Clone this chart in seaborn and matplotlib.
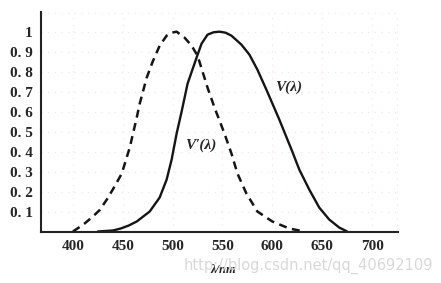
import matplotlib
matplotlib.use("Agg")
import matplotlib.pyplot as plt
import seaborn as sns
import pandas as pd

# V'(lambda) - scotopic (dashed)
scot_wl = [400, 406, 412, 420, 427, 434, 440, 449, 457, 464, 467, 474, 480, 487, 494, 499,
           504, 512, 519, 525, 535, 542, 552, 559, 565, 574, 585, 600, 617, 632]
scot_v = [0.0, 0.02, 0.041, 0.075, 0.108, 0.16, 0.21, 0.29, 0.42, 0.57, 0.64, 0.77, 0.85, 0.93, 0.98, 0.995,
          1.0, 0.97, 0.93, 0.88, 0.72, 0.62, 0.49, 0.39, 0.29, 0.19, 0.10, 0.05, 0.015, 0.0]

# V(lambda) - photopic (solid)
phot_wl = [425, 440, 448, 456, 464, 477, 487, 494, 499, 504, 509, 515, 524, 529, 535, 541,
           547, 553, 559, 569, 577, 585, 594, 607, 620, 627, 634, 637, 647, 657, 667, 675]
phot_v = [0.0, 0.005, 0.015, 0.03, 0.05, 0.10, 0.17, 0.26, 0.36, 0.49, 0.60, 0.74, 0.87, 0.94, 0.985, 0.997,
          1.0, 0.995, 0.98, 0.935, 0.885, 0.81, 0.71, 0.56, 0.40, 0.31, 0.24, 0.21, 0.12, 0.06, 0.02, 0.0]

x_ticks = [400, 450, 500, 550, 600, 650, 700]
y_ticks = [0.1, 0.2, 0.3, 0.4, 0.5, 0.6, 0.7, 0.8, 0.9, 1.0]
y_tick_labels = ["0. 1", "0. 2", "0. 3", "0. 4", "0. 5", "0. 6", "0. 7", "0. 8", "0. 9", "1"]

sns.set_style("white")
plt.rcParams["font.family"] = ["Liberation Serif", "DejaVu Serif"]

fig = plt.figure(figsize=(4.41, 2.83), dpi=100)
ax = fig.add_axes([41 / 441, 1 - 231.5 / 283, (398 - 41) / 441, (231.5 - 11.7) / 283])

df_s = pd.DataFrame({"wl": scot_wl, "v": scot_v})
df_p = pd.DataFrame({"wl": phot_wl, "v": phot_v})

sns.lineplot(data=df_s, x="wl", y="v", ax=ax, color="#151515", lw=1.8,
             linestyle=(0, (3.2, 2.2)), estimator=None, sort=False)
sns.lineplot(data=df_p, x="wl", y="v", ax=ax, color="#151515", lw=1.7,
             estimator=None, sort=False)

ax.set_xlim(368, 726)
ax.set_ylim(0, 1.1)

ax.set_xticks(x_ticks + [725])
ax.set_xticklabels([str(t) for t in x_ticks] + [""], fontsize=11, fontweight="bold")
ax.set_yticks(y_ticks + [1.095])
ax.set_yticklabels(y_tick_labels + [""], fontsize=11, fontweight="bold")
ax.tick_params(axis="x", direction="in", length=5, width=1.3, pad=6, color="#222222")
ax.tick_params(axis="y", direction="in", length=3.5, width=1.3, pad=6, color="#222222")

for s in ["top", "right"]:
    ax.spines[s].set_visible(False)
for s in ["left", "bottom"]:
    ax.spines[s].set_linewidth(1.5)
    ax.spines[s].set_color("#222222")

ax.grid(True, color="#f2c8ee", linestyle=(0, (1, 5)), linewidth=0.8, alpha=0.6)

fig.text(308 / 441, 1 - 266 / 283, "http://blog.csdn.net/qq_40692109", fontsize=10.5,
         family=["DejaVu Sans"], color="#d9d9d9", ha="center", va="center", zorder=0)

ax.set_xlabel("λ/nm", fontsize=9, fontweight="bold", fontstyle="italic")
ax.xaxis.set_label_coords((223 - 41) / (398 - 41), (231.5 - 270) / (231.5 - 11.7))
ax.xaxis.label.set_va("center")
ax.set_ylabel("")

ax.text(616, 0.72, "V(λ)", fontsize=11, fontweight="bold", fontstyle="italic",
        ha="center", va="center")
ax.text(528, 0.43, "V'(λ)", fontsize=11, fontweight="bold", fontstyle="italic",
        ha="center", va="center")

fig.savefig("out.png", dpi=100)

------------------------------------------------

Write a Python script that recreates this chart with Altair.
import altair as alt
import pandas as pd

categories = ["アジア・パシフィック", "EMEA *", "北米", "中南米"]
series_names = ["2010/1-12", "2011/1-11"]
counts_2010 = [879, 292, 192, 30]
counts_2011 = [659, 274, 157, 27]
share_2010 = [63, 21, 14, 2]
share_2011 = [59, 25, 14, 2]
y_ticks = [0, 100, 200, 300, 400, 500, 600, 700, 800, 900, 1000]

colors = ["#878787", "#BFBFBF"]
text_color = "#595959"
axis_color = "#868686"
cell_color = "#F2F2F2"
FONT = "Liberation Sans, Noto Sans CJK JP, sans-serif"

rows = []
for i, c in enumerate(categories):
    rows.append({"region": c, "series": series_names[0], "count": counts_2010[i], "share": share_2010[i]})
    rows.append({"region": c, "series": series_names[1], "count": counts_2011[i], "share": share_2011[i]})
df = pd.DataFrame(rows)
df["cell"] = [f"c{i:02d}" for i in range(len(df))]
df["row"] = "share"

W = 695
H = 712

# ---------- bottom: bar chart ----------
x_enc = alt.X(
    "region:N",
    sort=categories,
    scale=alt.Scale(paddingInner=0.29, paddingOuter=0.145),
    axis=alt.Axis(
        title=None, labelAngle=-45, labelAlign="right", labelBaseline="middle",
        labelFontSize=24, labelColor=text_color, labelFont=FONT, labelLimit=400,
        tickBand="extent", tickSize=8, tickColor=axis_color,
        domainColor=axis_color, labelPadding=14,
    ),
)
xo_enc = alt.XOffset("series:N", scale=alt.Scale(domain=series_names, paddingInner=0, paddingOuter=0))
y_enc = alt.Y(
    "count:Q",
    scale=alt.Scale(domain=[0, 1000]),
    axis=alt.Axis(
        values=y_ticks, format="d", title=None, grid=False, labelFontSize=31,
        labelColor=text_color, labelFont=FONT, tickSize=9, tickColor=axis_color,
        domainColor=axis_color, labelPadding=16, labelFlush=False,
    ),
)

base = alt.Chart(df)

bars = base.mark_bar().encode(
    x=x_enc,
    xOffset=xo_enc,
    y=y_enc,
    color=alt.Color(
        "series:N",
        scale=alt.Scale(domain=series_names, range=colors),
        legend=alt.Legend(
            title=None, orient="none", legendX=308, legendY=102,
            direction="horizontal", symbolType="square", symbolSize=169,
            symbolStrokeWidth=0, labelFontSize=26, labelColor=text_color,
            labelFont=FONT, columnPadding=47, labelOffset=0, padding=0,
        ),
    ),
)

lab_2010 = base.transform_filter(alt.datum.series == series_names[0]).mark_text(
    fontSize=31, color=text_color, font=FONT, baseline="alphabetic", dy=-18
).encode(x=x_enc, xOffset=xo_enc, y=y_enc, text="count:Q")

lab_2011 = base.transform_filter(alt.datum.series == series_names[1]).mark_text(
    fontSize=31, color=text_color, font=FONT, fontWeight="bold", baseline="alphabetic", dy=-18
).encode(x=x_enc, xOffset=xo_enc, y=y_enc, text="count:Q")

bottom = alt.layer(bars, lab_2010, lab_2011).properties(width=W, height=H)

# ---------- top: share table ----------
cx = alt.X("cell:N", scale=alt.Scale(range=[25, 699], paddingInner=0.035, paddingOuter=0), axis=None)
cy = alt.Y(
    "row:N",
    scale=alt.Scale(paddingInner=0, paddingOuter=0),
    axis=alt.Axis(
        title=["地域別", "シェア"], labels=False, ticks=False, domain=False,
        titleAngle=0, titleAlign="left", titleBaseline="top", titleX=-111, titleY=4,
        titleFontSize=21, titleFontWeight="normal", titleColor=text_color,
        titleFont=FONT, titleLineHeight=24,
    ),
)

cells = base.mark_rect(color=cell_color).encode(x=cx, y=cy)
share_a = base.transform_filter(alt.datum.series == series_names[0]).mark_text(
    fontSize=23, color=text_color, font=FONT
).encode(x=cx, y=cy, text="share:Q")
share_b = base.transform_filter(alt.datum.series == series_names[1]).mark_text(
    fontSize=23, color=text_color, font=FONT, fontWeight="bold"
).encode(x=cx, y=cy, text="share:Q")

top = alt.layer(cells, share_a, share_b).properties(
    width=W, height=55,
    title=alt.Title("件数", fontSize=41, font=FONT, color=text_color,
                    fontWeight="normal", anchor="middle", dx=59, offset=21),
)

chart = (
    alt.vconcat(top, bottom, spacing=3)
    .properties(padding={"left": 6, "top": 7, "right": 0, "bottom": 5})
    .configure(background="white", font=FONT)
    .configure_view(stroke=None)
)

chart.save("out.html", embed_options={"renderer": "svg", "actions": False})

------------------------------------------------

### TASK STATEMENT:
Copy exactly the part of the material above that opens with the line containing "Clone this chart in seaborn and matplotlib." and closes with the line containing "0.05, 0.015, 0.0]", ends included. Drop the images.

### SOLUTION TO THIS EXERCISE:
Clone this chart in seaborn and matplotlib.
import matplotlib
matplotlib.use("Agg")
import matplotlib.pyplot as plt
import seaborn as sns
import pandas as pd

# V'(lambda) - scotopic (dashed)
scot_wl = [400, 406, 412, 420, 427, 434, 440, 449, 457, 464, 467, 474, 480, 487, 494, 499,
           504, 512, 519, 525, 535, 542, 552, 559, 565, 574, 585, 600, 617, 632]
scot_v = [0.0, 0.02, 0.041, 0.075, 0.108, 0.16, 0.21, 0.29, 0.42, 0.57, 0.64, 0.77, 0.85, 0.93, 0.98, 0.995,
          1.0, 0.97, 0.93, 0.88, 0.72, 0.62, 0.49, 0.39, 0.29, 0.19, 0.10, 0.05, 0.015, 0.0]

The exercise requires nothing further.